Chegamos rapidamente à Cidade do Cabo, ainda a tempo de passar em um supermercado e não chegar de mãos vazias. A nossa recepção por eles foi fantástica. Tínhamos um jantar especial para nossa chegada e o papo rolou solto com eles e com um amigo que também estava de guarida por lá, Felix.  

A estadia na Cidade do Cabo foi inesquecível. O verão é inesperadamente a estação seca da região, o que garantiu um Céu de Brigadeiro para quase todos os dias. Aproveitamos para rodar pela região e conhecer tanto as cidades vinícolas ao redor, onde dormimos na charmosa Franschhoek, como o Cabo da Boa Esperança. Aproveitamos também para descansar bastante, matando as saudades de um clima de casa, e para comer muito bem, cozinhando no almoço e saindo para jantar, a maioria das vezes com Sandra e Boris. Fomos três vezes a restaurantes japoneses! Não víamos um desde Miami.  

Subimos na Lion's Head e na famosa Table Mountain, fomos a um show do U2 no estádio da abertura da Copa e a um concerto ao ar livre no Jardim Botânico da cidade. A Cidade do Cabo é realmente especial.  

Aproveitamos também para agitar o envio do Pezão para o Brasil, que foi um capítulo à parte. Nossa idéia era mandar direto para o Brasil, mas a burocracia junto à alfândega, mesmo em se tratando de um carro brasileiro, pareceu tanta que resolvemos que o carro seria enviado para Buenos Aires, na Argentina. Só que isso não poderia ser feito agora, pois teríamos que estar presentes na chegada do Pezão. Paciência. Tivemos então que contratar uma armazenagem e programar uma volta à Cidade do Cabo, depois da Índia, para enfim enviá-lo para a Argentina. Não seria tão mal assim voltar por lá.  

A única parte ruim foram os arrombamentos no Pezão. Por duas vezes entraram no carro e levaram o que tinha dentro. Na primeira, perdemos alguns bens valiosos, como GPS, rádio e filmadora. Mas a segunda só serviu para quebrar o vidro. Quem marcou ponto nessa história foram as caixas do interior do carro, que os picaretas não conseguiram arrombar mesmo forçando a fechadura. Bola pra frente.  

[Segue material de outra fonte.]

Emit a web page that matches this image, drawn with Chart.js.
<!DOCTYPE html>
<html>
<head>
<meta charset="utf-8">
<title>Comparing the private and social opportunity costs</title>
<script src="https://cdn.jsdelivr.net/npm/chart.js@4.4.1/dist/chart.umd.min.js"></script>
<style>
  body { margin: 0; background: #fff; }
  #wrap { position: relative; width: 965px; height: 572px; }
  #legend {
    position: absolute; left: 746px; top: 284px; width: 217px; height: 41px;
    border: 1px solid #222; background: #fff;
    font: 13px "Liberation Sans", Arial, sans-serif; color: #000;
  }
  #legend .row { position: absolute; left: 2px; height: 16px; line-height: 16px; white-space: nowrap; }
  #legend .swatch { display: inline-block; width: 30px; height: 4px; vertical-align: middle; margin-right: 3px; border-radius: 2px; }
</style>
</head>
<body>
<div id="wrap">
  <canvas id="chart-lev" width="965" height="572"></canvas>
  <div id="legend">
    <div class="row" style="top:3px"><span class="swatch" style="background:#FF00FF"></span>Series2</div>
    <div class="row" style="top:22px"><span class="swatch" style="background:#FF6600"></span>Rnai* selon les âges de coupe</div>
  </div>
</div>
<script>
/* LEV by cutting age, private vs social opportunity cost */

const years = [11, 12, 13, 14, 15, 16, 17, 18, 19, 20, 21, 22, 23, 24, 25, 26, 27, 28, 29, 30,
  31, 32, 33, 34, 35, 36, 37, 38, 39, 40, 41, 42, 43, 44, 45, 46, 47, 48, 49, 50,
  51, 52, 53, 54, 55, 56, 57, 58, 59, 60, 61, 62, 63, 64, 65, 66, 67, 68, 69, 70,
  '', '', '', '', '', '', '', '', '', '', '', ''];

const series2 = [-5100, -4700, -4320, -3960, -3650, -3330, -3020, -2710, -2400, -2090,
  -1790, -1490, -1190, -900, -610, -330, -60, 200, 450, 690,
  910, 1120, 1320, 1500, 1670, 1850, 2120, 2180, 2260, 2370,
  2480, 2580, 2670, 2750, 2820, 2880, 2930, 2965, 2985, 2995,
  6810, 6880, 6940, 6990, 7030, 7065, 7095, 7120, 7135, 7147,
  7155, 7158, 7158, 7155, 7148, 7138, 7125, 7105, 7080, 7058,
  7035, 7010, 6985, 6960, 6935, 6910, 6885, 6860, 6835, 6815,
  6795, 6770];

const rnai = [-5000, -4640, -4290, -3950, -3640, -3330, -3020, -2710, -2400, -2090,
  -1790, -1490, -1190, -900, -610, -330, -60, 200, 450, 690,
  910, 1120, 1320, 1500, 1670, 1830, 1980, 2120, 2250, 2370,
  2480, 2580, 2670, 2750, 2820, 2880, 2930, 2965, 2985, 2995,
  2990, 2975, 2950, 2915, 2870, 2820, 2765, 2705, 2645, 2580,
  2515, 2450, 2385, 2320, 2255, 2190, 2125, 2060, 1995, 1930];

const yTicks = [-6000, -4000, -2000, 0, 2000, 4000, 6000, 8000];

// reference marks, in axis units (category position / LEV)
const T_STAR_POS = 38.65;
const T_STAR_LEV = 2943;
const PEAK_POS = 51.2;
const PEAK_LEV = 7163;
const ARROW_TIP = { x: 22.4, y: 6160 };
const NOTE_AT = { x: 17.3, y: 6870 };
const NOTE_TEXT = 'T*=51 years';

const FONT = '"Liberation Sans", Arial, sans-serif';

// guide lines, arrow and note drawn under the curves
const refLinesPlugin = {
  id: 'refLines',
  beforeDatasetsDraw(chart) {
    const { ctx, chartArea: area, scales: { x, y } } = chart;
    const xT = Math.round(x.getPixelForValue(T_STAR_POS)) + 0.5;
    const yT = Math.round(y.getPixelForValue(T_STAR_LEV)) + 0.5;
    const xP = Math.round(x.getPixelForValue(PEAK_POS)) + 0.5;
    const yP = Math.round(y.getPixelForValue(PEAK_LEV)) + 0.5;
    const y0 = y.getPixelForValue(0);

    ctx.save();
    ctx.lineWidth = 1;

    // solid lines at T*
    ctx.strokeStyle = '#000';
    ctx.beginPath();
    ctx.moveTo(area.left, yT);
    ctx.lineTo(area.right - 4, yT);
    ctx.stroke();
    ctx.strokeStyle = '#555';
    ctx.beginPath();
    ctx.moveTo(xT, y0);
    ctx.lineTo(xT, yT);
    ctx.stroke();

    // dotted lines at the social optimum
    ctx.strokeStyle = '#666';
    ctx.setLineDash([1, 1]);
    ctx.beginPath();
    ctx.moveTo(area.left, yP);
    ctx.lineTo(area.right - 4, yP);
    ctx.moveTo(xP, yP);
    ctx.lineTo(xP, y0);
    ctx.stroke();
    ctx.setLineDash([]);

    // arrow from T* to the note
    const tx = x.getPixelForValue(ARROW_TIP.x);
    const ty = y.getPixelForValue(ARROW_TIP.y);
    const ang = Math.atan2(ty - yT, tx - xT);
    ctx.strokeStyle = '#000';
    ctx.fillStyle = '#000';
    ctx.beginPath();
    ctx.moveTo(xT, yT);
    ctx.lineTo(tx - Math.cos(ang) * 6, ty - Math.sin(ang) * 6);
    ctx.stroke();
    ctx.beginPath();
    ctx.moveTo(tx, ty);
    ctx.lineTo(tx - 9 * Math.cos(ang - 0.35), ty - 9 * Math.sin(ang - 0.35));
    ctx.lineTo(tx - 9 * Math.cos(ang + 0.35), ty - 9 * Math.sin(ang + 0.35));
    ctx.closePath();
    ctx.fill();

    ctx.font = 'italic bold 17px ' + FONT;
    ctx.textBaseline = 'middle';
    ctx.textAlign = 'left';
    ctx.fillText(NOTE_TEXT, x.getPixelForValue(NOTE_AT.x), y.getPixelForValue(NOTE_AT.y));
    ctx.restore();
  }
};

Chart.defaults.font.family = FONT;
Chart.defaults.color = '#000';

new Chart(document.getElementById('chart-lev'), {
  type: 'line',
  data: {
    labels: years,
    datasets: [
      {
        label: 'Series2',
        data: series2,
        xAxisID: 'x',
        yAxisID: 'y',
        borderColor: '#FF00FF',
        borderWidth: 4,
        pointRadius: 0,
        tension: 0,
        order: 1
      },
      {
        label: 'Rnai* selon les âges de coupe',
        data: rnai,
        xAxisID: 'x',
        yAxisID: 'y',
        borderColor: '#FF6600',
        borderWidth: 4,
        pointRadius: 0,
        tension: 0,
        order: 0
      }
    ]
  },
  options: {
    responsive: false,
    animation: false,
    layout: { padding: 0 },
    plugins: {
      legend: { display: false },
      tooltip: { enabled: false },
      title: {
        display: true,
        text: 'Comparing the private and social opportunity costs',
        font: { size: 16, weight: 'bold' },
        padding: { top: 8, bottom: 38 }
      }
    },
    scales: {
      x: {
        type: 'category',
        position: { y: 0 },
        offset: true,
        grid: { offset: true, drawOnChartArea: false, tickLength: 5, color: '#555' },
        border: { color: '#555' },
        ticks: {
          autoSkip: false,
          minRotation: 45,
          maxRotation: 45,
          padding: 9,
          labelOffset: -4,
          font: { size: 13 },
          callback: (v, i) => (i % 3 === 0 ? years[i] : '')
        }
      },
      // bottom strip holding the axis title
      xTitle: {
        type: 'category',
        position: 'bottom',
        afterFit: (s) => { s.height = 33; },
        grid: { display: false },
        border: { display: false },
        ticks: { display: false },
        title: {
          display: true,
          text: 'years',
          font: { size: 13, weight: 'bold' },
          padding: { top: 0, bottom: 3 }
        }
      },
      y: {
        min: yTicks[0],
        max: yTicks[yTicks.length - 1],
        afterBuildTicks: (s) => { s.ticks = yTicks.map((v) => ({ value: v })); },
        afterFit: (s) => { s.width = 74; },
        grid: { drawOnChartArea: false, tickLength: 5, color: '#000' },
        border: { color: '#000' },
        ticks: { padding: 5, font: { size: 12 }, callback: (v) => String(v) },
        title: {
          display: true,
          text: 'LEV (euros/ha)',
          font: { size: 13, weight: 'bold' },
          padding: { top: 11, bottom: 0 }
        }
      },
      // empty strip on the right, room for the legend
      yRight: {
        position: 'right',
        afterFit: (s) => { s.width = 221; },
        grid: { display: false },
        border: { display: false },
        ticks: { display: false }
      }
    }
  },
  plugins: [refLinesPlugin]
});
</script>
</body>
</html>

Depois de duas semanas com nossos amigos europeus era hora de ir embora. Primeiro, tive que levar o Pezão para o galpão onde ele ficaria guardado. Estacionei com cuidado e fiquei olhando-o. Começaram a chegar inevitáveis imagens do último ano, quando fomos os três praticamente inseparáveis: o período de conhecimento mútuo no Atacama, as serras da Colômbia, as escaladas aos picos dos vulcões da Costa Rica, as montanhas da Itália, os acampamentos ao ar livre no deserto Wadi Rum, os safáris na África... Tudo com nosso amigo ao lado. Nenhum restaurante vai algum dia conseguir nos marcar mais do que nossos jantares cozinhados de qualquer jeito e iluminados pelas luzes e pelo som do Pezão.  

Era hora de nos despedirmos do continente africano, aquele que ficamos por mais tempo. Foram mais de quatro meses entre seus desertos, suas savanas, seus animais e, principalmente, seu povo. Tínhamos que dar até logo também para nossos amigos e anfitriões. Boris e Sandra, acho que nunca conseguiremos retribuir sua hospitalidade. Morreremos de saudades dos nossos jantares e dos dias na Cidade do Cabo. Esperamos que um dia vocês venham ao Brasil para podermos equiparar pelo menos um pouco essa nossa dívida com vocês. Abraços e até a volta, em Maio!  

Embarcamos no nosso eterno voo até o outro lado do mundo. Nosso destino era a emocionante Nova Zelândia. Ao Pezão, nosso até breve. Que fique bem.